An Evansville woman who took several shots at her ex-friend’s home in the middle of the night could not convince the Indiana Court of Appeals that her conduct wasn’t criminal recklessness.

Former friends and current neighbors Emily Blair and Amy Grannan had a falling out and stopped all contact with each other in 2017. Then in May of that year, Grannan shot several bullets into the side of Blair’s home.

On the evening of the crime, Blair had expressed concern to a mutual friend about Grannan’s welfare after hearing a gunshot outside coming from that direction. Officers who came to the scene couldn’t find anything, but the next day Blair discovered a bullet hole in the north wall of her bathroom and a matching bullet hole in the bathroom’s south wall. A closet was on the other side of that wall, and Blair found a 9 millimeter bullet on the closet’s floor.

A bullet trajectory analysis indicated the shots were fired from Grannan’s back porch, and officers later obtained a search warrant for Grannan’s home. Inside they found a gun sight that was designed for use with a handgun, along with a proof of purchase document stating that Grannan had bought a 9 millimeter Smith & Wesson handgun.

They also found a box of 9 millimeter ammunition and a gun lock. Although they found no gun, a resident who lived over a mile away found a handgun with a matching serial number in his backyard while mowing.

Grannan was charged and convicted of Level 5 felony criminal recklessness.
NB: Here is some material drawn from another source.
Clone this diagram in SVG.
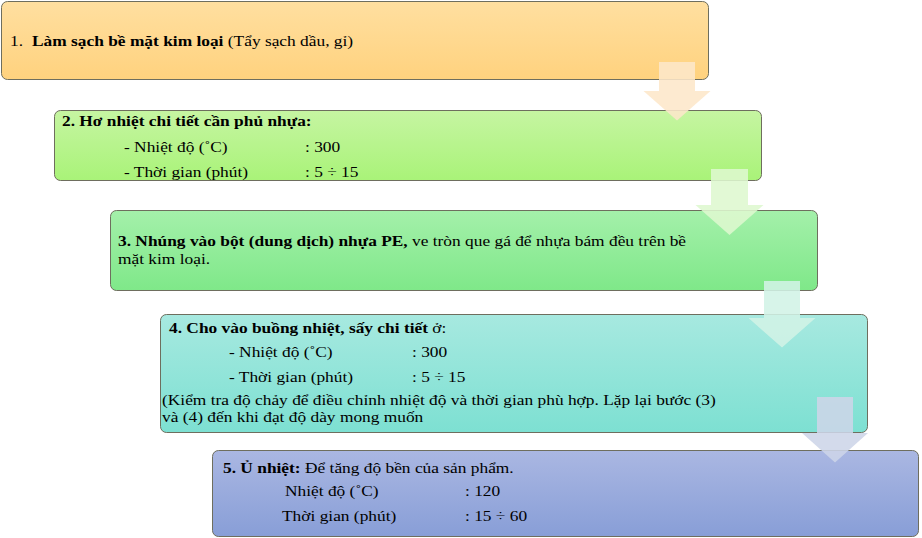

She was sentenced to two years, with 30 days executed and the remainder to be served on a mixture of work release and probation.

In affirming her conviction, the Indiana Court of Appeals disagreed with Grannan’s claim that her conduct did not fall within the purview of the offense of criminal recklessness because Blair’s home was not inhabited when she fired the shot. Blair was on her back porch, Grannan argued, and there was no evidence her children were home.

But “(t)he plain language of the statute also applies to a building ‘where people are likely to gather,’ and Blair’s home fits this definition,” Senior Judge Randall Shepard wrote. “… Grannan later admitted that she knew Blair had returned home. This evidence is sufficient to establish that Grannan’s act posed a substantial risk of bodily injury.”

The case is Amy M. Grannan v. State of Indiana, 20A-CR-1907.